Again, the math: Rosario says he weighs 185 pounds and, well, Miggy’s weight > 185 pounds.
We’re a long ways away from this, folks:
Brothers fight. It happens. But no brotherly fight has affected me this much since the great Schultz bout of 2015. Like most brotherly fights, though, this proved to be of the petty variety. It probably goes without saying that pettiness is a hallmark of this here newsletter, and nothing is pettier than doling out blame in a Very Online Fight.
As great as it is that Sano tried to bring numbers to the fight, he did so at a rough time for his game. The slugger is coming off a year in which he posted a career worst in walk rate (8.8%) and strikeout rate (43.9%). He did post a career-best 95.2 mph average exit velocity but that’s basically all that went well in 2020 for Sano. In 2020, Rosie actually hit the same number of home runs (in 26 more plate appearances) while striking out 29.2% less.

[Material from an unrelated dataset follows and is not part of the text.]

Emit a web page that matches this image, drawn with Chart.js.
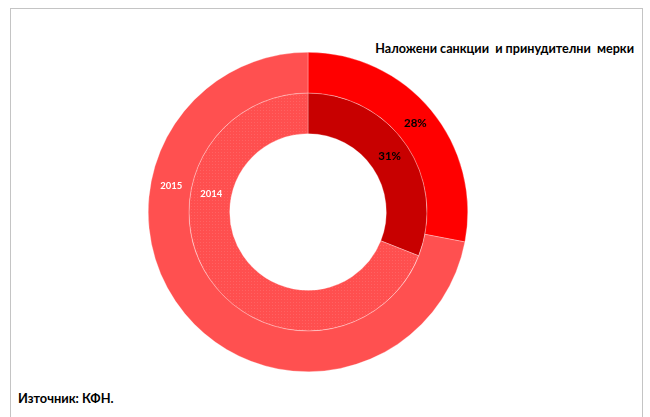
<!DOCTYPE html>
<html lang="bg">
<head>
<meta charset="utf-8">
<script src="https://cdn.jsdelivr.net/npm/chart.js@4.4.0/dist/chart.umd.min.js"></script>
<style>
  body { margin: 0; background: #fff; width: 650px; height: 417px; overflow: hidden; position: relative; font-family: Lato, "Open Sans", sans-serif; }
  .frame { position: absolute; left: 10px; top: 8px; width: 631px; height: 430px; border: 1px solid #c4c4c4; }
  .title { position: absolute; right: 16px; top: 41px; font-weight: bold; font-size: 12.6px; color: #000; white-space: pre; }
  .source { position: absolute; left: 18px; top: 390px; font-weight: bold; font-size: 12.8px; color: #000; }
  .pie { position: absolute; left: 148px; top: 52px; width: 320px; height: 320px; }
</style>
</head>
<body>
<div class="frame"></div>
<div class="title">Наложени санкции  и принудителни  мерки</div>
<div class="pie"><canvas id="graficoSancoes" width="320" height="320"></canvas></div>
<div class="source">Източник: КФН.</div>
<script>
// дялове по години (външен пръстен 2015, вътрешен 2014)
const godini = ['2015', '2014'];
const kategorii = ['Принудителни мерки', 'Наложени санкции'];
const dannu2015 = [28, 72];
const dannu2014 = [31, 69];
const etiketi2015 = ['28%', ''];
const etiketi2014 = ['31%', ''];

// ситна точкова шарка за втория сегмент на 2014
function shablon() {
  const c = document.createElement('canvas');
  c.width = 3; c.height = 3;
  const ctx = c.getContext('2d');
  ctx.fillStyle = '#ff4f4f';
  ctx.fillRect(0, 0, 3, 3);
  ctx.fillStyle = '#ff6262';
  ctx.fillRect(1, 1, 1, 1);
  return ctx.createPattern(c, 'repeat');
}

// ъгъл (от горе, по часовника) за имената на пръстените
const uglyNaIme = 281;

const nadpisi = {
  id: 'nadpisi',
  afterDatasetsDraw(chart) {
    const ctx = chart.ctx;
    ctx.save();
    ctx.textAlign = 'center';
    ctx.textBaseline = 'middle';
    chart.data.datasets.forEach((ds, i) => {
      const meta = chart.getDatasetMeta(i);
      meta.data.forEach((arc, j) => {
        const txt = ds.etiketi[j];
        if (!txt) return;
        const p = arc.getCenterPoint();
        ctx.font = 'bold 11.5px Lato, sans-serif';
        ctx.fillStyle = '#000';
        ctx.fillText(txt, p.x, p.y);
      });
      const a = meta.data[0];
      const r = (a.innerRadius + a.outerRadius) / 2;
      const ug = uglyNaIme * Math.PI / 180 - Math.PI / 2;
      ctx.font = 'bold 9.5px Lato, sans-serif';
      ctx.fillStyle = '#fff';
      ctx.fillText(ds.label, a.x + r * Math.cos(ug), a.y + r * Math.sin(ug) + 1);
    });
    ctx.restore();
  }
};

const grafico = new Chart(document.getElementById('graficoSancoes'), {
  type: 'doughnut',
  data: {
    labels: kategorii,
    datasets: [{
      label: godini[0],
      data: dannu2015,
      etiketi: etiketi2015,
      backgroundColor: ['#ff0000', '#ff5050'],
      borderColor: 'rgba(255,255,255,0.6)',
      borderWidth: 0.5
    }, {
      label: godini[1],
      data: dannu2014,
      etiketi: etiketi2014,
      backgroundColor: ['#c80000', shablon()],
      borderColor: 'rgba(255,255,255,0.6)',
      borderWidth: 0.5
    }]
  },
  options: {
    responsive: false,
    animation: false,
    cutout: '49%',
    layout: { padding: 0 },
    plugins: {
      legend: { display: false },
      tooltip: { enabled: false },
      title: { display: false }
    }
  },
  plugins: [nadpisi]
});
</script>
</body>
</html>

So, yeah, Miggy had a higher HR/PA rate, but that’s about it. I wouldn’t be bragging about that.
On the same hand, Rosie definitely deserves some blame for throwing his former teammate under the bus. Even if it was inadvertent, as he claimed, Sano is clearly the poster boy for masher with strikeout issues: nobody struck out in a higher percentage of his plate appearances than Sano did in 2020, and nobody hit more pitchers at least 110 miles per hour last year than the big fella, according to Baseball Savant.
Like with most petty fights, both guys calmed down and eventually apologized, at least publicly.
We learned a lot from this fight: 1. It’s not wise to put yourself in the middle of a person’s hypothetical. 2. Miguel Sano very likely has some self esteem concerns with his game. 3. I am available as a researcher for any and all big leaguers looking to start a petty fight with another player.